Okay. And does the U. S. Market attract any attention at this point? Are there any pockets where you see value where it could be interesting to make investments there?
In the U. S, I think we're ATCO is looking in the U. S. With its investments on the Canadian utility side for energy infrastructures. It's tough given the valuations and multiples down there now.
So, for strategic reasons, we have and we will continue to look at kind of maybe some of the smaller transactions. But we've said before that we're unlikely that CU would go in to take on the size of an ITC or something like that.
Okay. And maybe if I could just have one cleanup question. With regard to the items related to the Battle River 5 termination, the O and M margin and the availability incentives, how much of the amount, I think it was highlighted at about $42,000,000 altogether, so $25,000,000 $10,000,000 and a $7,000,000 How much of that was actually cash or flowing through the cash flow statement in Q3?

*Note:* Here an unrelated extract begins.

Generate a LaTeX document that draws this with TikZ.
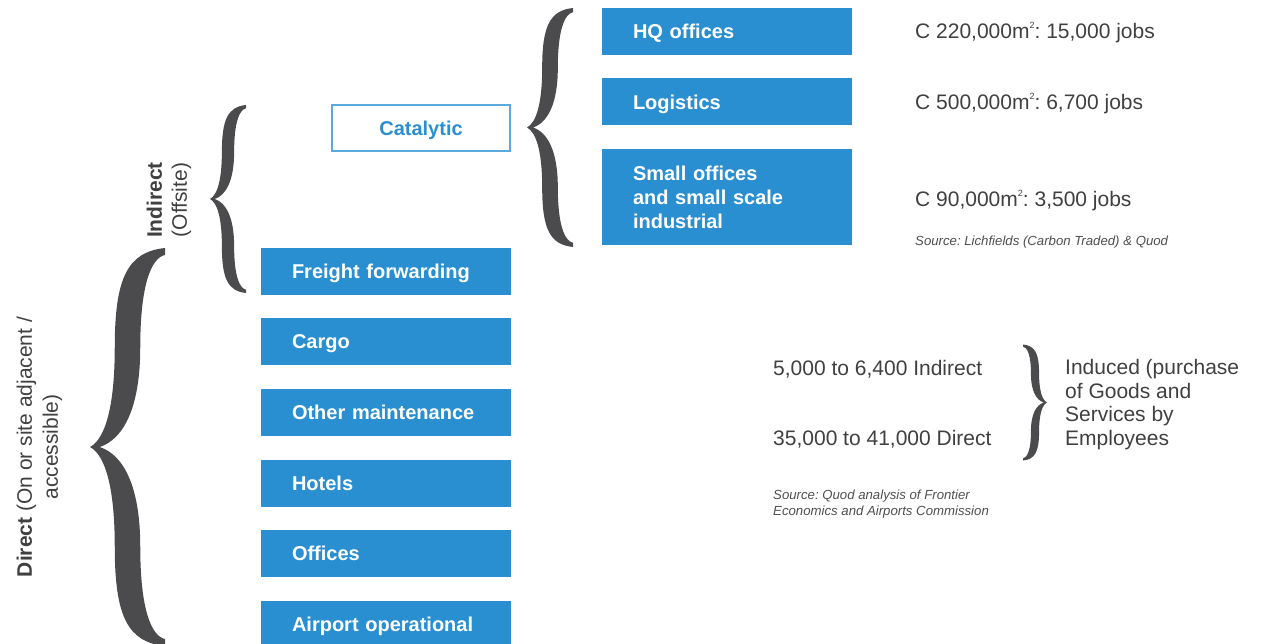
\documentclass[tikz,border=0pt]{standalone}
\usepackage{fontspec}
\setmainfont{Liberation Sans}
\frenchspacing
\definecolor{boxblue}{HTML}{2A8FD0}
\definecolor{edgeblue}{HTML}{5AA8DE}
\definecolor{txtgray}{HTML}{404040}
\definecolor{srcgray}{HTML}{505050}
\definecolor{bracegray}{HTML}{4B4B4D}
\newcommand{\sqm}{m\raisebox{10.5pt}{\fontsize{9}{9}\selectfont 2}}
\tikzset{
	bluebox/.style={fill=boxblue,text=white,font=\fontsize{20}{24}\selectfont\bfseries,
		minimum width=250pt,minimum height=47pt,text width=188pt,align=left,
		inner xsep=31pt,inner ysep=0pt},
	oneline/.style={text height=14.4pt,text depth=0pt},
	figtext/.style={text=txtgray,font=\fontsize{21}{23.5}\selectfont,inner sep=0pt},
	srctext/.style={text=srcgray,font=\fontsize{13.2}{16.5}\selectfont\itshape,inner sep=0pt},
	% brace drawn in a unit box: tip at (0,0), ends at (1,-1) and (1,1)
	curly/.pic={
		\fill[bracegray](1,-1)..controls(0.5,-0.98)and(0.33,-0.85)..(0.33,-0.5)
		..controls(0.33,-0.2)and(0.2,-0.04)..(0,0)
		..controls(0.2,0.04)and(0.33,0.2)..(0.33,0.5)
		..controls(0.33,0.85)and(0.5,0.98)..(1,1)--(1,0.965)
		..controls(0.82,0.95)and(0.67,0.82)..(0.67,0.5)
		..controls(0.67,0.2)and(0.45,0.04)..(0.13,0)
		..controls(0.45,-0.04)and(0.67,-0.2)..(0.67,-0.5)
		..controls(0.67,-0.82)and(0.82,-0.95)..(1,-0.965)--cycle;
	}
}
\begin{document}
\begin{tikzpicture}[x=1pt,y=-1pt]
		\clip(0,0)rectangle(1263,644);
		\fill[white](0,0)rectangle(1263,644);
		
		% catalytic boxes
		\node(hq)[bluebox,oneline] at (727,31.5){HQ offices};
		\node(logistics)[bluebox,oneline] at (727,102){Logistics};
		\node(smalloff)[bluebox,minimum height=96pt] at (727,197){Small offices\\and small scale\\industrial};
		\node(catalytic)[draw=edgeblue,line width=1.2pt,text=boxblue,
		font=\fontsize{20}{24}\selectfont\bfseries,oneline,
		minimum width=178pt,minimum height=46pt,inner sep=0pt] at (421,128){Catalytic};
		
		% direct boxes
		\node(freight)[bluebox,oneline] at (386,271.5){Freight forwarding};
		\node(cargo)[bluebox,oneline] at (386,341.5){Cargo};
		\node(maint)[bluebox,oneline] at (386,412.5){Other maintenance};
		\node(hotels)[bluebox,oneline] at (386,483){Hotels};
		\node(offices)[bluebox,oneline] at (386,553.5){Offices};
		\node(airport)[bluebox,oneline] at (386,624.5){Airport operational};
		
		% braces
		\pic[xscale=75,yscale=199] at (90,447){curly};
		\pic[xscale=36,yscale=94] at (210,199){curly};
		\pic[xscale=46,yscale=119.5] at (527,127.5){curly};
		\pic[xscale=-24,yscale=58] at (1047,402.5){curly};
		
		% side labels
		\node(direct)[figtext,rotate=90,align=center,font=\fontsize{21}{26}\selectfont]
		at (39.5,447){\textbf{Direct} (On or site adjacent /\\accessible)};
		\node(indirect)[figtext,rotate=90,align=center,font=\fontsize{21}{25}\selectfont]
		at (169,200){\textbf{Indirect}\\(Offsite)};
		
		% floor space and jobs
		\node(hqjobs)[figtext,anchor=base west] at (915,39){C 220,000\sqm: 15,000 jobs};
		\node(logjobs)[figtext,anchor=base west] at (915,110){C 500,000\sqm: 6,700 jobs};
		\node(smalljobs)[figtext,anchor=base west] at (915,206.7){C 90,000\sqm: 3,500 jobs};
		\node(srcone)[srctext,anchor=base west] at (915,245.7){Source: Lichfields (Carbon Traded) \& Quod};
		
		% induced
		\node(indjobs)[figtext,anchor=base west] at (773,375){5,000 to 6,400 Indirect};
		\node(dirjobs)[figtext,anchor=base west] at (773,445.7){35,000 to 41,000 Direct};
		\node(induced)[figtext,align=left,anchor=west] at (1065,404.5){Induced (purchase\\of Goods and\\Services by\\Employees};
		\node(srctwo)[srctext,align=left,anchor=west] at (773,504.3){Source: Quod analysis of Frontier\\Economics and Airports Commission};
		
\end{tikzpicture}
\end{document}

Well, the I think there's a couple of things here. That $42,000,000 is the cash that came in through the one time payment? No. Okay. Sorry.
It's $25,000,000 for the O and M, dollars 10,000,000 for the availability incentive and the remaining $7,000,000 What's for the availability? This quarter? Was this quarter's availability. Okay.
Right.
So the cash for all of that would have come in over the life of the contract. That $7,000,000 was, I'll say, this quarter's impact.
Right. Okay. That's what I was getting at. Okay, perfect. Thank you.
Thanks, Jeremy.
This concludes the question and answer session. I'd like to turn the conference back over to Mr. Myles Dougan for any closing remarks.
Thanks. And just one follow-up answer to a question there. Battle River 5 dispatched about 50% of its capacity since the turn back here as a merchant unit. So he said one outstanding question there. Thank you and thank you all for participating today.
We appreciate your interest in Canadian Utilities and we look forward to speaking with you again soon. Thanks so much. Bye for now.
This concludes today's conference call. You may disconnect.